De Malasaña, precisamente, proviene la francesa de origen argelino Sabrina Amrani, recién mudada a Carabanchel. Esta galerista de 38 años, especializada en obras de Oriente Próximo, África y Asia, acaba de abrir su espacio en un garaje en la frontera entre los barrios de San Isidro y Comillas. Debutó con una exposición de Manal AlDowayan, una saudí conocida por sus reflexiones críticas sobre el papel marginal de la mujer en el mundo islámico: toda una declaración de intenciones. ¿Qué atractivo puede tener para una galerista mudarse a la periferia? “El arte antes de ser un lujo es un bien social. Y darlo a conocer es mi pasión”, asegura. Le puso en la pista de Carabanchel un artista coreano que vino hace dos años porque le recordaba muchísimo a Williamsburg, antigua zona depauperada de Nueva York convertida en la meca de lo alternativo. Consciente de que “nadie nace con el don de entender el arte moderno”, Amrani acude a diario a su nuevo barrio dispuesta a traducir a un lenguaje de la calle los mensajes, a menudo abstractos, de sus artistas. Así lo ha hecho con muchos vecinos, sobre todo estudiantes. “Me sorprendió su interés porque las galerías se perciben como sitios fríos y elitistas”.
“¿Por qué no cruzar
el río?”, pensó
la galerista
Sabrina Amrani.
“Mi compromiso es total con este barrio”
El entusiasmo de los artistas contrasta con el desconocimiento de muchos vecinos. Manuel y Ana son un matrimonio “del barrio de toda la vida” que vive en los pisos “de clase media” construidos frente a las viejas naves del polígono ISO. De la cocina de uno de ellos cuelga un cartel: “Aquí las mujeres paramos el 8-M”, una señal más del espíritu combativo de este barrio obrero. “No teníamos ni idea de que existiera actividad más allá de El Observatorio, el Gruta 77 y el Matilda (salas de conciertos con solera en la zona)”. Lo mismo le ocurre a Paloma, de 50 años, que vive dos manzanas más arriba y solo ha oído hablar “de pasada” de un movimiento artístico que “en el día a día pasa inadvertido”.

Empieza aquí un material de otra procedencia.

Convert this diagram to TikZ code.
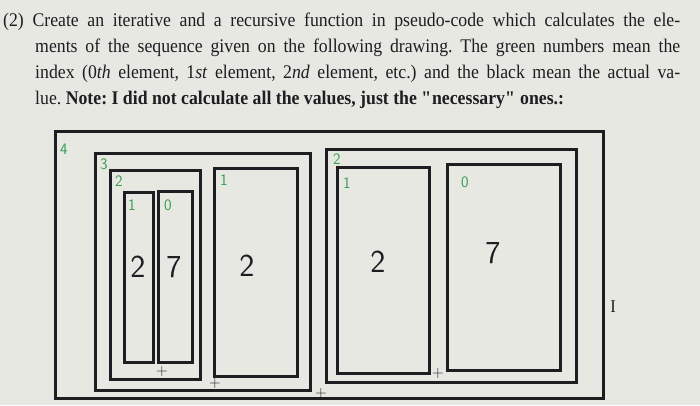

Carabanchel sigue siendo Carabanchel. Pero algo está cambiando. “Cuando preguntas a la gente de fuera qué conoce del barrio, siempre te dice lo mismo: ‘Manolito Gafotas, Rosendo, la plaza de Vistalegre y la antigua cárcel”, se quejan los padres de la cerveza artesanal Patanel, cuatro jóvenes carabancheleros que acaban de abrir su fábrica en el mismo bloque donde hay una escuela de idiomas, otra de yoga, una iglesia tibetana y una radio latina. Y, por supuesto, estudios de artistas. Así es la avenida de Pedro Díez, un collage urbano inesperado.